Use graphical representations to estimate limits, including one-sided limits.
Explain why a limit may not exist at a specific x-value: function values are unbounded, a function oscillates near an x-value, or the limit from the left does not equal the limit from the right
I can explain the idea of a limit.
I can use proper limit notation.
I can use tables and graphs to estimate limits.
Quick Lesson Plan
Each student is given a card with a unique graph. Without help from others, the student re-writes the limit expression on their sticky note and evaluates the limit. The sticky note is then attached to the back of the card. When directed, students form pairs and show each other the fronts of their cards. Each partner takes turns reading the limit expression of their partner’s card out loud and evaluating it using the graph. The person holding the card then checks their partner’s answer against the sticky note. When both parties agree on the correct limits, students exchange cards and seek a different partner. If changes are needed, students make corrections to their original answer before exchanging cards and finding a new partner. This process repeats several times. At the end of the activity, students should retrieve their original notecard and see if corrections or changes have been made.

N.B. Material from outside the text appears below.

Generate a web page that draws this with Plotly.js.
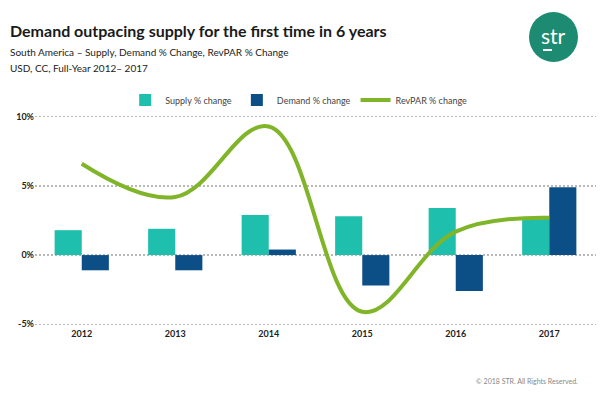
<!DOCTYPE html>
<html>
<head>
<meta charset="utf-8">
<script src="https://cdn.plot.ly/plotly-3.0.1.min.js"></script>
<style>
  html, body { margin: 0; padding: 0; background: #fff; }
  #chart { width: 600px; height: 395px; }
</style>
</head>
<body>
<div id="chart"></div>
<script>
const years = ['2012', '2013', '2014', '2015', '2016', '2017'];
const supplyChange = [1.8, 1.9, 2.9, 2.8, 3.4, 2.6];
const demandChange = [-1.1, -1.1, 0.4, -2.2, -2.6, 4.9];
const revparChange = [6.6, 4.2, 9.3, -4.1, 1.7, 2.7];
const yTicks = [-5, 0, 5, 10];
const yTickLabels = ['-5%', '0%', '5%', '10%'];

const FONT = 'Lato, "Open Sans", sans-serif';

const traces = [
  {
    type: 'bar', name: 'Supply % change', x: years, y: supplyChange,
    marker: { color: '#1fbfae' }, hoverinfo: 'skip'
  },
  {
    type: 'bar', name: 'Demand % change', x: years, y: demandChange,
    marker: { color: '#0c4f86' }, hoverinfo: 'skip'
  },
  {
    type: 'scatter', mode: 'lines', name: 'RevPAR % change', x: years, y: revparChange,
    line: { color: '#80b52a', width: 4, shape: 'spline', smoothing: 1.1 }, hoverinfo: 'skip'
  }
];

const plotW = 561, plotH = 213, L = 35, T = 114;
function px(x) { return (x - L) / plotW; }
function py(y) { return 1 - (y - T) / plotH; }

const layout = {
  width: 600, height: 395,
  paper_bgcolor: '#ffffff', plot_bgcolor: '#ffffff',
  margin: { l: 35, r: 4, t: 114, b: 68 },
  barmode: 'group', bargap: 0.42, bargroupgap: 0,
  font: { family: FONT, color: '#333' },
  showlegend: true,
  legend: {
    orientation: 'h', x: 0.47, xanchor: 'center', xref: 'paper',
    y: py(100), yanchor: 'middle',
    font: { size: 9, color: '#444', family: FONT },
    itemwidth: 30, tracegroupgap: 0, traceorder: 'normal'
  },
  xaxis: {
    type: 'category', range: [-0.5, 5.5],
    showgrid: false, zeroline: false, showline: false, ticks: '',
    tickfont: { size: 9, color: '#222', family: FONT, weight: 'bold' },
    fixedrange: true
  },
  yaxis: {
    range: [-5.2, 10.2], tickmode: 'array', tickvals: yTicks, ticktext: yTickLabels,
    showgrid: true, gridcolor: '#b8b8b8', gridwidth: 1.2, griddash: '2px,2px',
    zeroline: false, showline: false, ticks: '',
    tickfont: { size: 9, color: '#222', family: FONT, weight: 'bold' },
    fixedrange: true
  },
  shapes: [
    { type: 'circle', xref: 'paper', yref: 'paper', layer: 'above',
      x0: px(529), x1: px(578), y0: py(62), y1: py(12),
      line: { width: 0 }, fillcolor: '#1d8a72' },
    { type: 'line', xref: 'paper', yref: 'paper', layer: 'above',
      x0: px(543), x1: px(552), y0: py(50), y1: py(50),
      line: { width: 2, color: '#ffffff' } }
  ],
  annotations: [
    { text: 'Demand outpacing supply for the first time in 6 years', xref: 'paper', yref: 'paper',
      x: px(8), y: py(31), xanchor: 'left', yanchor: 'middle', showarrow: false,
      font: { size: 16, color: '#1a1a1a', family: FONT, weight: 'bold' } },
    { text: 'South America – Supply, Demand % Change, RevPAR % Change', xref: 'paper', yref: 'paper',
      x: px(8), y: py(52), xanchor: 'left', yanchor: 'middle', showarrow: false,
      font: { size: 10, color: '#222', family: FONT } },
    { text: 'USD, CC, Full-Year 2012– 2017', xref: 'paper', yref: 'paper',
      x: px(8), y: py(68), xanchor: 'left', yanchor: 'middle', showarrow: false,
      font: { size: 10, color: '#222', family: FONT } },
    { text: '© 2018 STR. All Rights Reserved.', xref: 'paper', yref: 'paper',
      x: px(580), y: py(381), xanchor: 'right', yanchor: 'middle', showarrow: false,
      font: { size: 7, color: '#888', family: FONT } },
    { text: 'str', xref: 'paper', yref: 'paper', x: px(553), y: py(35),
      xanchor: 'center', yanchor: 'middle', showarrow: false,
      font: { size: 21, color: '#ffffff', family: FONT } }
  ]
};

Plotly.newPlot('chart', traces, layout, { displayModeBar: false, staticPlot: true });
</script>
</body>
</html>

The teacher should have a couple extra completed cards in their hand to work with students who may be without a partner at any particular moment so that students are always discussing a graph. While students are working, the teacher is monitoring student communication for precise vocabulary. This is a great way to engage kinesthetic learners and require student-to-student conversations.

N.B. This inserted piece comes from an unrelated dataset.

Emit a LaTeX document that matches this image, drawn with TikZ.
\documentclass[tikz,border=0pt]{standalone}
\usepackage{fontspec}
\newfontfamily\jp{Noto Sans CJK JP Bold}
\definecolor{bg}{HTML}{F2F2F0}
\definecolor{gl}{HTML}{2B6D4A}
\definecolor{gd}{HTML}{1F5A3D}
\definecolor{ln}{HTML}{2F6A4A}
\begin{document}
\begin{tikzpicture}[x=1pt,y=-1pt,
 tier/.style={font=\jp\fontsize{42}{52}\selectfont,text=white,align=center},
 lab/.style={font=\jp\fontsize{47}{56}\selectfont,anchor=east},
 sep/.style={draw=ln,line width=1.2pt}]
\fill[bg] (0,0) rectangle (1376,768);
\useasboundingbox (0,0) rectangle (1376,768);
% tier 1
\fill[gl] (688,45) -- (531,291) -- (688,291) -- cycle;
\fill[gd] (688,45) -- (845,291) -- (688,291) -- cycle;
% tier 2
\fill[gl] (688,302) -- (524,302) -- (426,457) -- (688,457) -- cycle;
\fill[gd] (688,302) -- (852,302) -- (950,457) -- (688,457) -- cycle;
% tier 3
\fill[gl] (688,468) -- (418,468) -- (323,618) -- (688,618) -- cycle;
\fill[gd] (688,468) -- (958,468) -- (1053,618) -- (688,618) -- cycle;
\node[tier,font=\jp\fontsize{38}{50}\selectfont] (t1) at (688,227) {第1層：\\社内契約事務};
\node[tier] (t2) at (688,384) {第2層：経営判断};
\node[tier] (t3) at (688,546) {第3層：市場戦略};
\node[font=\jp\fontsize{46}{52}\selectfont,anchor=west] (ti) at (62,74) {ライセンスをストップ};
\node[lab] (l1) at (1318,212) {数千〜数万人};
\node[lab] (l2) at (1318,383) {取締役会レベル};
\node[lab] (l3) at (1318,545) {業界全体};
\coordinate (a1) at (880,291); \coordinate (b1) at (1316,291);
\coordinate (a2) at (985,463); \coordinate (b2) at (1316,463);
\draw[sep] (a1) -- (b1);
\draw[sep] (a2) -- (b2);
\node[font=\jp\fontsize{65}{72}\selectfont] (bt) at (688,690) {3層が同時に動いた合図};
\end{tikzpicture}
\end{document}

Interpreting graphs is a required skill for both the multiple choice and free response sections of the AP Exam. This activity is a comfortable way for students to practice this skill and learn from their peers.
Students need to see any changes (correct or not!) to their original solution for two reasons: to resolve any of their original misconceptions and to ask about potential incorrect answers that may have appeared through the course of the activity. This reflection is a vital part of the learning process.
Include several problems of the form f(x) = |x + a| / (x + a). Students should recognize this as a horizontal shift of f(x) = |x| / x and ultimately be able to visualize the graph for future assignments or assessments.